7 Ways to Evaluate Your Church Members’ Spiritual Growth

It’s no secret that many churches have not done a good job with discipleship. My generation talked about it, but seldom thought about it strategically. If you want to find out about the discipleship level of your congregation, consider some of these ways:

  1. Ask individuals. Ask members when you’re with them: “Which of the following best describes you: unsure of your salvation; a newer believer never discipled; an older believer never really discipled; an older believer who’s been discipled?” Simply asking the question will tell you much.
  2. Do a congregational survey. You might use the above questions, or you might create others. My experience is that believers appreciate the opportunity to be honest about their spirituality without feeling judged.
  3. Listen to people. Pay attention to how they talk about life, trouble, and faith. Listen for evidence that they know/don’t know the Word. Simply hearing them talk about prayer (or even listening to their prayers) can tell you something. 
  4. Create some small group case studies. Put your members in hard situations where they have to discuss what they think (e.g., what do you think happens to the person in the African bush who dies without ever hearing about Jesus?), and you’ll learn where your folks are.
  5. Strongly encourage members to join a small group. It’s in the more personal relationships of small groups that we learn about individual lives. Train your small group leaders to take do steps #1-4 above so they can help you evaluate your congregation.  
  6. Return to the basics in preaching and teaching. Go back and teach what the words “Bible” and “testament” mean. Challenge your members to memorize the books of the Bible. Teach them how to pray as you would a child. Listen to their feedback, and I think you’ll find you’re speaking to where much of your congregation is.   
  7. Find out how many members are intentionally investing in other believers. The greater the discipleship level is, the more likely it is that mature believers will be mentoring others.

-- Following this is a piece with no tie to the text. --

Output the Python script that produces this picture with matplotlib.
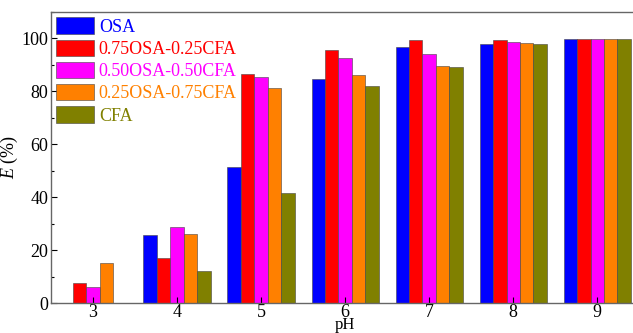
import matplotlib
matplotlib.use("Agg")
import matplotlib.pyplot as plt
import numpy as np
from matplotlib.ticker import MultipleLocator

ph = [3, 4, 5, 6, 7, 8, 9]
series_names = ["OSA", "0.75OSA-0.25CFA", "0.50OSA-0.50CFA", "0.25OSA-0.75CFA", "CFA"]
osa = [0, 25.6, 51.3, 84.8, 96.9, 97.9, 99.8]
osa75 = [7.5, 17.0, 86.7, 95.7, 99.4, 99.4, 99.8]
osa50 = [6.0, 28.8, 85.3, 92.8, 94.3, 98.6, 99.7]
osa25 = [15.2, 26.2, 81.4, 86.2, 89.4, 98.2, 99.8]
cfa = [0, 12.0, 41.7, 82.1, 89.3, 97.9, 99.8]
colors = ["#0000FF", "#FF0000", "#FF00FF", "#FF8000", "#808000"]

plt.rcParams['font.family'] = ['Liberation Serif', 'DejaVu Serif']
plt.rcParams['mathtext.fontset'] = 'custom'
plt.rcParams['mathtext.it'] = 'Liberation Serif:italic'
plt.rcParams['mathtext.rm'] = 'Liberation Serif'

fig = plt.figure(figsize=(6.33, 3.33), dpi=100)
ax = fig.add_axes([51/633, 30/333, (633-51)/633 + 0.01, (303-12)/333])

data = [osa, osa75, osa50, osa25, cfa]
w = 0.16
x = np.array(ph, dtype=float)
for i, (vals, c, n) in enumerate(zip(data, colors, series_names)):
    ax.bar(x + (i - 2) * w, vals, width=w, color=c, edgecolor="#444444", linewidth=0.4, label=n)

ax.set_xlim(2.5, 9.5)
ax.set_ylim(0, 110)
ax.set_xticks(ph)
ax.yaxis.set_major_locator(MultipleLocator(20))
ax.yaxis.set_minor_locator(MultipleLocator(10))
ax.tick_params(axis='both', direction='in', labelsize=13, length=4, width=0.8)
ax.tick_params(axis='y', which='minor', direction='in', length=2.5, width=0.8)
ax.tick_params(axis='x', pad=1)
ax.tick_params(axis='y', pad=2)
for s in ax.spines.values():
    s.set_color("#666666")
    s.set_linewidth(1.0)

ax.set_ylabel(r"$E$ (%)", fontsize=13, labelpad=1)
ax.set_xlabel("pH", fontsize=12, labelpad=-3)

leg = ax.legend(loc="upper left", frameon=False, fontsize=13, handlelength=2.1, handleheight=1.0,
                handletextpad=0.25, labelspacing=0.22, borderaxespad=0.2, borderpad=0.1)
for t, c in zip(leg.get_texts(), colors):
    t.set_color(c)

fig.savefig("out.png", dpi=100)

What other ways would you add to this list? 


  • Dale Beighle says:

    You could not be more correct on every point.
    How many people read their Bible every day?
    You can’t grow if you are not in the Word.

  • C. A. says:

    Excellent list, Chuck. Take them to lunch, meet them outside their work for coffee, visit mother’s who are holding down the home, and ask how their faith affects their work and vice versa. I’m looking to see if they making the connection of faith work/home. Visit seniors and ask if there is a difference from the faith of younger years and the present. What is it? I’ve learned a lot asking those questions and listening.

  • Robby says:

    Regarding item #7, the most effective tool I’ve ever seen used to help develop a man’s daily devotion routine (i.e. discipleship) involves 3 simple steps. Step #1: Find a fellow believer or two and ask them to help you establish a more consistent, unrushed, daily devotion, Step #2: Once each of you complete your daily quite time, simply text the word “Amen” to the other guys in your small group, Step #3: If you don’t receive an “Amen” text from a group member for two or three consecutive days, contact him to see what’s up. I challenge anyone needing to disciple men to start with this method in order to help get them into a daily devotional routine.

    • Chuck Lawless says:

      Thanks for the suggestion, Robby. 

      • Robby says:


        Is there an avenue to spread the word to men about the method I briefly describe above? It’s made such a difference in most men that have embraced it.